Tips for Finding me Time as a Single Parent

It is not easy to be a single parent. A single parent is responsibile for taking care of every aspect of their families life and doing everything for them that is necessary. It is a single parents job to be responsible for their family and their well-being, prepare and choose proper meals, plan extracurricular activities, do the grocery shopping and manage financial requirements, and see that their children are given attention, reprimanded, and taught all the “right” things children requires in their lives and taking care of the children’s medical needs and their health issues. A single parent is responsible for every aspect of their children’s lives, and many times they hesitate to take some “me” time for themselves.

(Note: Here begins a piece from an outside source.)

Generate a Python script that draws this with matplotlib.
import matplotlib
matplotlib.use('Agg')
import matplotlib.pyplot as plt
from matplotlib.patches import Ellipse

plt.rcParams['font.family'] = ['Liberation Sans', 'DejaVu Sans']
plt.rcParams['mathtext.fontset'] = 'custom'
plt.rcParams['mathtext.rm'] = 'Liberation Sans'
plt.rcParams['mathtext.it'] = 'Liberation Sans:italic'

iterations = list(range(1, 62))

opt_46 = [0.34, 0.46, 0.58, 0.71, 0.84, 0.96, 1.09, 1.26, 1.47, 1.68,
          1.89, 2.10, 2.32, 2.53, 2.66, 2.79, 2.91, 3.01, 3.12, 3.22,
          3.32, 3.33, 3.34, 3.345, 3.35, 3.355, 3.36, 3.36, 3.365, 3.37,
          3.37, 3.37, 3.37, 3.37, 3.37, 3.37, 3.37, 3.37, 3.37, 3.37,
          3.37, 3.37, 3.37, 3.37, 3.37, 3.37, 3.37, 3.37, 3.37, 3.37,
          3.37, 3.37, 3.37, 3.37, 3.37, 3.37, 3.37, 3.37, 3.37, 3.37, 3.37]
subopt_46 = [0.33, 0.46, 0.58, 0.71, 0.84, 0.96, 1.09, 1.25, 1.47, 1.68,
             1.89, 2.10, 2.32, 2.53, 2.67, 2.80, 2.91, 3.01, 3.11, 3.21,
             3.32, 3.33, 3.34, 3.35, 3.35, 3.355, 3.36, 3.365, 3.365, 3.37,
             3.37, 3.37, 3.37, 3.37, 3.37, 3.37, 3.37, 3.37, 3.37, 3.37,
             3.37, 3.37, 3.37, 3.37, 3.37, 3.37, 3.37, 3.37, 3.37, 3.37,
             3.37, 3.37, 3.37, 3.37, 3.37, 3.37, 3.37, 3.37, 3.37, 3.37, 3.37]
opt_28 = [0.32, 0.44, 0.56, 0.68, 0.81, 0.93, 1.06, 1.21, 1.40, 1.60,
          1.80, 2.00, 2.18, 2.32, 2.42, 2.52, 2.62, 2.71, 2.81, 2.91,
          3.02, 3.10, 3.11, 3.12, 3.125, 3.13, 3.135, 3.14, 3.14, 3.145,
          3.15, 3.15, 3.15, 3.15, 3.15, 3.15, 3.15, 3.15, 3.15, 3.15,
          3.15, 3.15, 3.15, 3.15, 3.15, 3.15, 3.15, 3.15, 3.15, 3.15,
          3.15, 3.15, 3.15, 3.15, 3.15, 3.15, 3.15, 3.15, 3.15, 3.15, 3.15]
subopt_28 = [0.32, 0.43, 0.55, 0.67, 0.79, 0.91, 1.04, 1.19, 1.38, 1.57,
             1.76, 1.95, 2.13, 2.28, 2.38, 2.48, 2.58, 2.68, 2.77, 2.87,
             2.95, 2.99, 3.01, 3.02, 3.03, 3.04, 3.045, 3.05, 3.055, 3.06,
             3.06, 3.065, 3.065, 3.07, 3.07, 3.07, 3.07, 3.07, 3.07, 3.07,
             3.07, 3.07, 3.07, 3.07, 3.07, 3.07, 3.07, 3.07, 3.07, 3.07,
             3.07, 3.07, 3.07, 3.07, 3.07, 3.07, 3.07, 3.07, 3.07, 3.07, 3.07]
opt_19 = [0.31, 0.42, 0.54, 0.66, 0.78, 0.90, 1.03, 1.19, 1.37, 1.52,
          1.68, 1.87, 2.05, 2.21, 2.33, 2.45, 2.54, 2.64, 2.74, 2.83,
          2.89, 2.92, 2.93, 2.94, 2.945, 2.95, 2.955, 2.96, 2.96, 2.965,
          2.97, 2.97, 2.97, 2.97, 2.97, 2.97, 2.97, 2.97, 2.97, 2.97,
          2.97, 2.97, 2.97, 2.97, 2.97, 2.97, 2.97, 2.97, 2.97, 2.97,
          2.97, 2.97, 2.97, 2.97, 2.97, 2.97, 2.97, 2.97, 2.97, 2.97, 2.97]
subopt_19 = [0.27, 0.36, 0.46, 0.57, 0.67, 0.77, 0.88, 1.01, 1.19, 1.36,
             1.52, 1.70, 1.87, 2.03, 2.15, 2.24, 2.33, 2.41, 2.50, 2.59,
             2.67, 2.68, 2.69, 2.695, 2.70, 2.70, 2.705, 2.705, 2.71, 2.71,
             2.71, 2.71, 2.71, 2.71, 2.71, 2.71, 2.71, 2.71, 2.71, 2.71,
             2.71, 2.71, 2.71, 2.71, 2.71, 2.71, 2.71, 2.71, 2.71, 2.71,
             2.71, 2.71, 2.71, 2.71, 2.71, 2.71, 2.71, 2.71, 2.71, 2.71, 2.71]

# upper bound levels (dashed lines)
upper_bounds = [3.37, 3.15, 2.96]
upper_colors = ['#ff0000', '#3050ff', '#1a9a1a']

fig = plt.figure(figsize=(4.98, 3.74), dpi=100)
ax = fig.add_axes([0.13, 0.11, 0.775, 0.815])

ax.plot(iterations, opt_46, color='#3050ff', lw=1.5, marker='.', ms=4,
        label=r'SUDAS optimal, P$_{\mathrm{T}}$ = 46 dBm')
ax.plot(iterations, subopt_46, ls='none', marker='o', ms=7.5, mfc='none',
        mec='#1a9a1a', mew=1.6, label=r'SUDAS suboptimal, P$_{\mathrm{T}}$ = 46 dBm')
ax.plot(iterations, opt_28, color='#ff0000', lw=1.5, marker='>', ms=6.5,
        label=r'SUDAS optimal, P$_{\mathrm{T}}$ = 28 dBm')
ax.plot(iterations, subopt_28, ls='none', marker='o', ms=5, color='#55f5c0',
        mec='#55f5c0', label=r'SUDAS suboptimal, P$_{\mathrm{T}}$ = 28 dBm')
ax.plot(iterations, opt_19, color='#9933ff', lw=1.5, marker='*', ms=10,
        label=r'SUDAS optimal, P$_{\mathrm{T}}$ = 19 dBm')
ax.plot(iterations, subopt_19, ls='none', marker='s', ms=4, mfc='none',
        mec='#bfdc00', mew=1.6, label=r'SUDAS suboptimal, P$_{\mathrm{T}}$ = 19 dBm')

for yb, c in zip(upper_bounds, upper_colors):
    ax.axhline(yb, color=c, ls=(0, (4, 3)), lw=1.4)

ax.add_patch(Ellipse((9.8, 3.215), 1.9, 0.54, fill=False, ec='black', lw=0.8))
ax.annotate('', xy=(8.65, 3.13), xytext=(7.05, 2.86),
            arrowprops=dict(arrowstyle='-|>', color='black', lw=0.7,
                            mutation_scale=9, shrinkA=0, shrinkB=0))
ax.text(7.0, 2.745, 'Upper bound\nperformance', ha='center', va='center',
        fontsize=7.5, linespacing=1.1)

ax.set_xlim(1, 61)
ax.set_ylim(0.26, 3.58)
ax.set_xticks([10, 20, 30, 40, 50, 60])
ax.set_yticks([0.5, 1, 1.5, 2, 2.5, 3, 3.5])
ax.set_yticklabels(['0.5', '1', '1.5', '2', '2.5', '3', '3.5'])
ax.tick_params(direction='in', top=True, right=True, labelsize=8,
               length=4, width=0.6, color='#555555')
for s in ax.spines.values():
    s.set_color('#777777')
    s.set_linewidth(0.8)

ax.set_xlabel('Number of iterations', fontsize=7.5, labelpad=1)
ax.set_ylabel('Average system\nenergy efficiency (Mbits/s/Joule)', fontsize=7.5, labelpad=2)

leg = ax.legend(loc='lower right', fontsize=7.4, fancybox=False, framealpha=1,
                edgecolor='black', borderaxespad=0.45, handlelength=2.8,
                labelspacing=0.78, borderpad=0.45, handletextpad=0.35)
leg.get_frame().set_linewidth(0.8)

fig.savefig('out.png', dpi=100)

“Me” time is required by all single parents to prevent them from suffering a total burn out and becoming depressed and worn out. Every person in our society needs that “me” time to keep in touch with their own individuality and to rest their mind and restore their energy. Here’s a list of things a single parent can do to work out a period of “me” time for themselves:

Plan a special occasion for yourself on a weekly basis. Take your time to “smell the roses” when you put your family down for bed at night. Make bedtime consistent every night so that you can enjoy “your” time. Snuggle up on the sofa and read a book or watch a special television program that interests you or some other craft you may like. Prepare yourself a special meal and sit back and enjoy it without any interruptions.

Plan on getting up about 20 minutes earlier than your family and sit back, relax with a cup of tea or coffee, and just enjoy the moments to think about yourself and make plans for a get-away for a couple days. If you like reading the newspaper while enjoying your tea or coffee, take the time to enjoy it before getting the family up for their daily chores. Call a friend you have wanted to chat with for a long time but never have the time.

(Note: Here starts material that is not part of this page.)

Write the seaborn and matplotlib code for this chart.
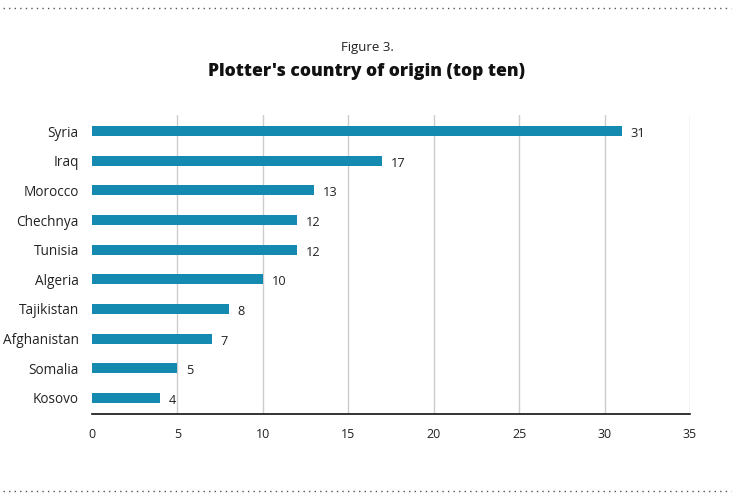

Plan on doing something of interest during your bath time…such as applying a body rub, shaving your legs, arching your eyebrows, doing your nails, trying a new makeup, standing for awhile to let the water wash away all of your anxieties and feelings of being under stress and “no” time for yourself. Let the water take all your worries down the drain and you’ll feel refreshed and alive once again.

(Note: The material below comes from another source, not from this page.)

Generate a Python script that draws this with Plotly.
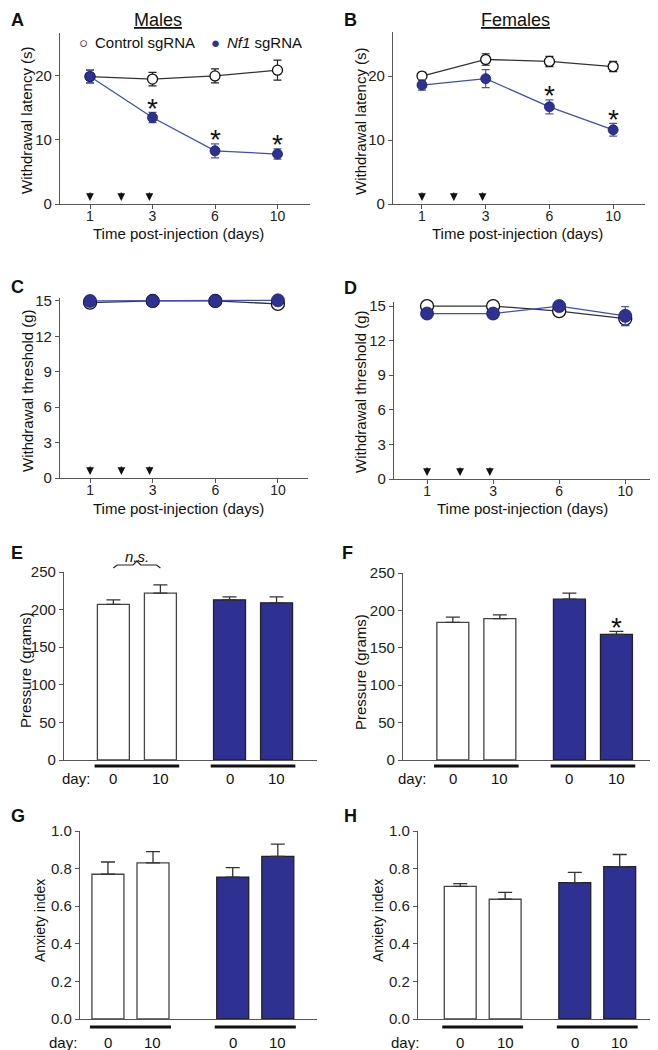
import plotly.graph_objects as go

W, H = 658, 1050
OFF = 8  # the page body adds an 8px margin around the figure
FONT = "Liberation Sans, Arial, sans-serif"
BLUE = "#2e3192"
BLUE_LINE = "#3d4fb8"
DARK = "#333333"
AXC = "#555555"

# ---------------- data ----------------
time_days = ["1", "3", "6", "10"]
injection_pos = [0, 0.5, 0.95]   # injection days 1, 2, 3 on the category scale

A_ctrl = [19.9, 19.5, 20.0, 20.9]
A_ctrl_err = [1.0, 1.05, 1.1, 1.55]
A_nf1 = [19.9, 13.5, 8.3, 7.8]
A_nf1_err = [1.0, 0.8, 1.1, 0.8]
A_sig = [False, True, True, True]

B_ctrl = [20.0, 22.6, 22.3, 21.5]
B_ctrl_err = [0.6, 0.9, 0.8, 0.8]
B_nf1 = [18.6, 19.6, 15.2, 11.6]
B_nf1_err = [0.8, 1.4, 1.1, 1.0]
B_sig = [False, False, True, True]

C_ctrl = [14.85, 15.0, 15.0, 14.75]
C_ctrl_err = [0, 0, 0, 0]
C_nf1 = [15.0, 15.0, 15.0, 15.05]
C_nf1_err = [0, 0, 0, 0]

D_ctrl = [15.0, 15.0, 14.55, 13.9]
D_ctrl_err = [0, 0, 0, 0.6]
D_nf1 = [14.35, 14.35, 15.0, 14.15]
D_nf1_err = [0.4, 0.4, 0, 0.8]

bar_days = ["0", "10"]
E_ctrl = [207, 222]
E_ctrl_err = [6, 11]
E_nf1 = [213, 209]
E_nf1_err = [4, 8]

F_ctrl = [184, 189]
F_ctrl_err = [7, 5]
F_nf1 = [215, 168]
F_nf1_err = [8, 4]
F_sig = [False, True]

G_ctrl = [0.77, 0.83]
G_ctrl_err = [0.065, 0.06]
G_nf1 = [0.755, 0.865]
G_nf1_err = [0.05, 0.065]

H_ctrl = [0.705, 0.637]
H_ctrl_err = [0.015, 0.037]
H_nf1 = [0.725, 0.81]
H_nf1_err = [0.055, 0.065]

# ---------------- helpers ----------------
fig = go.Figure()
annotations = []
shapes = []


def px(xp):
    return (xp - OFF) / W


def py(yp):
    return 1 - (yp - OFF) / H


def axnames(i):
    return ("x" if i == 1 else f"x{i}", "y" if i == 1 else f"y{i}")


def make_axes(i, xpx, ypx, xr, yr, ytickvals, yfmt=None, xtickvals=None, xticktext=None):
    xn, yn = axnames(i)
    xa = dict(domain=[px(xpx[0]), px(xpx[1])], range=xr, anchor=yn,
              showline=True, linecolor=AXC, linewidth=1.3, showgrid=False,
              zeroline=False, fixedrange=True, automargin=False,
              tickfont=dict(family=FONT, size=14, color="#222"))
    if xtickvals is not None:
        xa.update(ticks="outside", ticklen=4, tickwidth=1.2, tickcolor=AXC,
                  tickvals=xtickvals, ticktext=xticktext, showticklabels=True,
                  ticklabelstandoff=-5)
    else:
        xa.update(ticks="", showticklabels=False)
    ya = dict(domain=[py(ypx[1]), py(ypx[0])], range=yr, anchor=xn,
              showline=True, linecolor=AXC, linewidth=1.3, showgrid=False,
              zeroline=False, fixedrange=True, ticks="outside", ticklen=4,
              tickwidth=1.2, tickcolor=AXC, tickvals=ytickvals, automargin=False,
              tickfont=dict(family=FONT, size=15, color="#222"))
    if yfmt:
        ya["tickformat"] = yfmt
    key_x = "xaxis" if i == 1 else f"xaxis{i}"
    key_y = "yaxis" if i == 1 else f"yaxis{i}"
    fig.update_layout({key_x: xa, key_y: ya})


def text(x, y, t, size=15, xref="paper", yref="paper", angle=0, **kw):
    d = dict(x=x, y=y, xref=xref, yref=yref, text=t, showarrow=False,
             font=dict(family=FONT, size=size, color="#111"),
             xanchor="center", yanchor="middle", textangle=angle)
    d.update(kw)
    annotations.append(d)


def line_panel(i, ctrl, ctrl_err, nf1, nf1_err, msize, sig=None):
    xn, yn = axnames(i)
    xs = list(range(len(time_days)))
    fig.add_trace(go.Scatter(
        x=xs, y=ctrl, xaxis=xn, yaxis=yn, mode="lines+markers", cliponaxis=False,
        line=dict(color=DARK, width=1.3),
        marker=dict(size=msize, color="white", line=dict(color="#111", width=1.3)),
        error_y=dict(type="data", array=ctrl_err, color="#222", thickness=1.2,
                     width=4, visible=any(e > 0 for e in ctrl_err)),
        showlegend=False))
    fig.add_trace(go.Scatter(
        x=xs, y=nf1, xaxis=xn, yaxis=yn, mode="lines+markers", cliponaxis=False,
        line=dict(color=BLUE_LINE, width=1.3),
        marker=dict(size=msize, color=BLUE, line=dict(color="#1c1f66", width=0.8)),
        error_y=dict(type="data", array=nf1_err, color="#4a55b0", thickness=1.2,
                     width=4, visible=any(e > 0 for e in nf1_err)),
        showlegend=False))
    if sig:
        for xv, yv, ev, s in zip(xs, nf1, nf1_err, sig):
            if s:
                text(xv, yv + ev, "*", size=28, xref=xn, yref=yn, yshift=4)
    for p in injection_pos:
        annotations.append(dict(x=p, y=0, xref=xn, yref=yn, ax=0, ay=-13,
                                axref="pixel", ayref="pixel", text="",
                                showarrow=True, arrowhead=2, arrowsize=1.2,
                                arrowwidth=1.3, arrowcolor="#111", standoff=3))


def bar_panel(i, ctrl, ctrl_err, nf1, nf1_err, offset, width, under_y, label_gap, sig=None):
    xn, yn = axnames(i)
    for g, (vals, errs, fill, outline) in enumerate(
            [(ctrl, ctrl_err, "white", "#444"), (nf1, nf1_err, BLUE, "#222")]):
        xs = [g * offset + d for d in range(len(bar_days))]
        fig.add_trace(go.Bar(
            x=xs, y=vals, xaxis=xn, yaxis=yn, width=width,
            marker=dict(color=fill, line=dict(color=outline, width=1.3)),
            error_y=dict(type="data", symmetric=False, array=errs,
                         arrayminus=[0] * len(errs), color="#333",
                         thickness=1.3, width=7),
            showlegend=False))
        shapes.append(dict(type="line", xref=xn, yref="paper",
                           x0=xs[0] - 0.4, x1=xs[-1] + 0.4,
                           y0=py(under_y), y1=py(under_y),
                           line=dict(color="#111", width=3)))
        for xv, d in zip(xs, bar_days):
            text(xv, py(under_y + label_gap), d, size=15, xref=xn)
        if sig and g == 1:
            for xv, yv, ev, s in zip(xs, vals, errs, sig):
                if s:
                    text(xv, yv + ev, "*", size=28, xref=xn, yref=yn, yshift=4)


# ---------------- panels A-D ----------------
make_axes(1, (60, 310), (33, 204), [-0.48, 3.52], [0, 26.7], [0, 10, 20],
          xtickvals=[0, 1, 2, 3], xticktext=time_days)
make_axes(2, (393, 645), (32, 204), [-0.455, 3.5], [0, 26.9], [0, 10, 20],
          xtickvals=[0, 1, 2, 3], xticktext=time_days)
make_axes(3, (60, 308), (298, 478), [-0.48, 3.48], [0, 15.25],
          [0, 3, 6, 9, 12, 15], xtickvals=[0, 1, 2, 3], xticktext=time_days)
make_axes(4, (394, 655), (302, 479), [-0.5, 3.45], [0, 15.35],
          [0, 3, 6, 9, 12, 15], xtickvals=[0, 1, 2, 3], xticktext=time_days)

line_panel(1, A_ctrl, A_ctrl_err, A_nf1, A_nf1_err, 10, A_sig)
line_panel(2, B_ctrl, B_ctrl_err, B_nf1, B_nf1_err, 10, B_sig)
line_panel(3, C_ctrl, C_ctrl_err, C_nf1, C_nf1_err, 13)
line_panel(4, D_ctrl, D_ctrl_err, D_nf1, D_nf1_err, 13)

# ---------------- panels E-H ----------------
make_axes(5, (64, 317), (572, 760), [-1.05, 4.33], [0, 250], [0, 50, 100, 150, 200, 250])
make_axes(6, (403, 655), (573, 760), [-1.06, 4.3], [0, 250], [0, 50, 100, 150, 200, 250])
make_axes(7, (80, 317), (831, 1019), [-0.62, 4.64], [0, 1.0], [0, 0.2, 0.4, 0.6, 0.8, 1.0], ".1f")
make_axes(8, (418, 657), (831, 1019), [-0.94, 4.38], [0, 1.0], [0, 0.2, 0.4, 0.6, 0.8, 1.0], ".1f")

bar_panel(5, E_ctrl, E_ctrl_err, E_nf1, E_nf1_err, 2.47, 0.68, 766, 12)
bar_panel(6, F_ctrl, F_ctrl_err, F_nf1, F_nf1_err, 2.48, 0.68, 766, 12, F_sig)
bar_panel(7, G_ctrl, G_ctrl_err, G_nf1, G_nf1_err, 2.77, 0.71, 1027, 15)
bar_panel(8, H_ctrl, H_ctrl_err, H_nf1, H_nf1_err, 2.55, 0.71, 1027, 15)

# "day:" labels
text(px(76), py(778), "day:")
text(px(412), py(778), "day:")
text(px(63), py(1042), "day:")
text(px(405), py(1042), "day:")

# n.s. bracket in E
yb, yt, ym = py(568), py(565), py(561)
shapes.append(dict(type="path", xref="x5", yref="paper",
                   path=f"M 0,{yb} L 0.08,{yt} L 0.42,{yt} L 0.5,{ym} L 0.58,{yt} L 0.92,{yt} L 1,{yb}",
                   line=dict(color="#222", width=1.2)))
text(0.5, py(556), "<i>n.s.</i>", size=15, xref="x5")

# ---------------- labels ----------------
for lab, x, y in [("A", 9, 20), ("B", 342, 20), ("C", 9, 287), ("D", 342, 288),
                  ("E", 9, 553), ("F", 340, 553), ("G", 9, 816), ("H", 342, 816)]:
    text(px(x), py(y), f"<b>{lab}</b>", size=18, xanchor="left")

text(px(158), py(20), "<u>Males</u>", size=18)
text(px(515), py(20), "<u>Females</u>", size=18)

# legend in A
text(px(83), py(43), "○", size=15)
text(px(93), py(43), "Control sgRNA", size=15, xanchor="left")
text(px(215), py(43), f"<span style='color:{BLUE}'>●</span>", size=15)
text(px(225), py(43), "<i>Nf1</i> sgRNA", size=15, xanchor="left")

# axis titles
text(px(26), py(120), "Withdrawal latency (s)", angle=-90)
text(px(360), py(121), "Withdrawal latency (s)", angle=-90)
text(px(27), py(391), "Withdrawal threshold (g)", angle=-90)
text(px(361), py(392), "Withdrawal threshold (g)", angle=-90)
text(px(25), py(670), "Pressure (grams)", angle=-90)
text(px(360), py(672), "Pressure (grams)", angle=-90)
text(px(40), py(921), "Anxiety index", size=14, angle=-90)
text(px(378), py(921), "Anxiety index", size=14, angle=-90)

text(px(178), py(233), "Time post-injection (days)")
text(px(517), py(233), "Time post-injection (days)")
text(px(178), py(508), "Time post-injection (days)")
text(px(522), py(508), "Time post-injection (days)")

fig.update_layout(
    width=W, height=H, margin=dict(l=0, r=0, t=0, b=0, pad=0, autoexpand=False),
    paper_bgcolor="white", plot_bgcolor="white",
    font=dict(family=FONT, color="#111"),
    barmode="overlay", showlegend=False,
    annotations=annotations, shapes=shapes,
)

fig.write_html("out.html")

Start a program with your family on the week-ends where all of you spend some quiet time in the household. Make time for at least an hour of quiet time. Find projects for the children to do or find an entertaining game or teach them to learn to read and enjoy the quiet time. As the family goes about their quiet time period, work on a craft, write, or maybe plan a gourmet meal for a friends visit.

When you have an opportunity to go to a doctor or a school appointment, take time to treat yourself to a fine meal while you are out. Plan this in advance and take some special attention to your attire and your make-up. This will make you feel good and give you a chance to find yourself for awhile. Make a habit of using these appointment times to catch up on some of the things you have wanted to do but haven’t had a chance. Maybe just a walk around the shopping mall window shopping…you’ll be amazed at how much this will boost your ego and make you feel alive and to enjoy yourself.

Stop turning down those baby showers, weddings, or any other functions and mark your calender for a few hours out for yourself. Treat your children to different games to enjoy while you’re away and keep them occupied while your sitter takes care of them. Make things enjoyable where they’ll become involved and not sit around wondering about Mother/Dad coming back home.

If you work outside the home, take a walk at your lunch break, and rest your weary mind. Ask a friend to accompany you if you feel you want adult companionship or walk alone and think about the things you have not been able to concentrate about. 

*Summation:

All single parents need “me” time to unwind and to enjoy just being themselves.